Retiré du monde de la course à la suite de son terrifiant accident au Mans en 1999, Thierry Boutsen s’est depuis mué en brillant homme d’affaires. Invité de la 25ème édition du Sportel Monaco, le salon international des contenus sportifs, le Belge aux 163 Grand Prix décrypte la F1 contemporaine sans langue de bois et fustige l’assistance abusive dont bénéficient les pilotes modernes.
Thierry, tout d’abord comment allez-vous ? Votre vie de pilote vous manque-t-elle ou votre travail au sein de Boutsen Aviation comble-t-il suffisamment vos journées ?
Je vais très bien à tous les niveaux. (Grand sourire) À la fois sur le plan personnel, familial et professionnel. J’éprouve autant de plaisir aujourd’hui dans mon job que lorsque je pilotais des F1 auparavant. J’ai, de surcroît, la chance d’avoir à mes côtés une équipe très active et très sympathique. L’aviation a toujours été une passion que j’ai menée en parallèle avec ma carrière de pilote automobile. Je suis pilote d’avion depuis très longtemps maintenant et rentrer dans ce milieu là s’est fait de manière tout à fait naturel. Je vis ce travail comme la compétition. Essayer de vendre des avions représente un sacré challenge tous les jours et à chaque fois que j’y parviens c’est comme si je gagnais une course.

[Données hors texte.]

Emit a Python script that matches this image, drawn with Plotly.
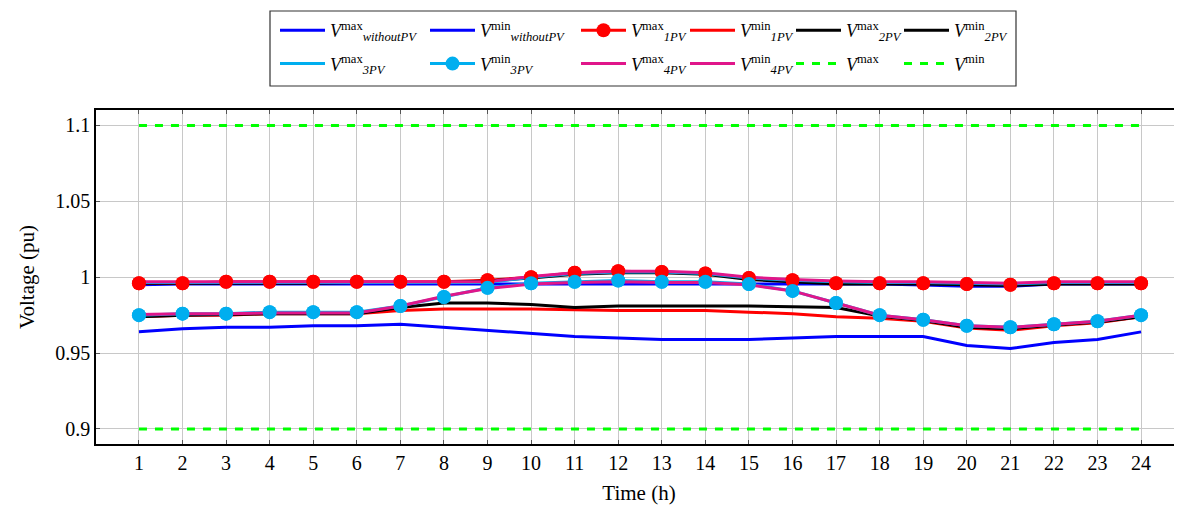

Si on vous donnait la possibilité de retrouver vos 20 ans aimeriez-vous rouler dans ces Formule 1 modernes ou préféreriez vous recourir à votre époque ?
Je ne connais pas les F1 actuelles et je ne sais pas à quoi cela ressemble au niveau de la conduite. J’aimerais bien les essayer une fois pour voir ce que font les pilotes aujourd’hui, ce qu’ils ont comme outil entre les mains. C’est certainement très différent de ce que nous avons vécu à l’époque. Quand j’ai commencé la F1 en 1983 les ordinateurs n’existaient tout simplement pas. Le pilote devait expliquer à l’ingénieur comment la voiture se comportait afin de l’améliorer, faire du développement et de la mise au point. Aujourd’hui, ce n’est plus du tout le cas. Les pilotes sont uniquement là pour conduire et quand ils rencontrent un problème ils l’expliquent à l’ingénieur, mais ils ne donnent aucunes solutions.
« Le côté instinctif de la chose n’existe plus malheureusement. À mon époque, on n’utilisait pratiquement pas la radio. Mes conversations avec l’équipe se limitaient à je rentre au stand ou des choses comme ça. À l’inverse, les pilotes sont complètements téléguidés aujourd’hui »
Les performances de la machine ont désormais clairement pris le pas sur celles du pilote. Cette prépondérance de la voiture sur l’homme n’est-elle pas problématique ?
C’était déjà le cas à mon époque, mais c’était beaucoup moins flagrant et il y avait toujours moyen, dans certaines circonstances un peu particulières, de faire la différence comme j’ai pu le réussir à quelques occasions. Actuellement c’est toujours la meilleure voiture qui gagne. La différence entre les deux pilotes ne s’opère ensuite qu’en fonction de la chance ou de la malchance et d’un concours de circonstance. Il est très intéressant de voir à quel point la technique a pris le pas sur le pilotage et la performance des pilotes. Même si on met le plus mauvais pilote du plateau dans la meilleure voiture il va gagner. Si on ne lui donne pas la meilleure voiture il ne peut absolument rien faire. Aujourd’hui, seul Alonso arrive à faire la différence au volant d’une mauvaise voiture.
Le bannissement partiel des conversations radios a fortement agité le paddock l’an dernier lors du Grand Prix de Singapour. Ne regrettez-vous que les pilotes d’aujourd’hui soient autant téléguidés par leurs ingénieurs ?
Il est clairement regrettable que les pilotes actuels communiquent sans arrêt, car le côté instinctif de la chose n’existe plus malheureusement. À mon époque, on n’utilisait pratiquement pas la radio. Mes conversations avec l’équipe se limitaient à « je rentre au stand » ou des choses comme ça. À l’inverse, les pilotes sont complètements téléguidés aujourd’hui. Tout est calculé, préparé, épié. Cela ne m’enthousiasme pas de voir comment les choses se passent, mais je crois que la communication est omniprésente de nos jours. Tout le monde est devant son smartphone, son ordinateur et communique perpétuellement. C’est le monde qui est comme ça. Je ne sais pas si une interdiction des conversations radios changerait quoique ce soit, car on pourra toujours communiquer avec des panneaux ou d’autres artifices.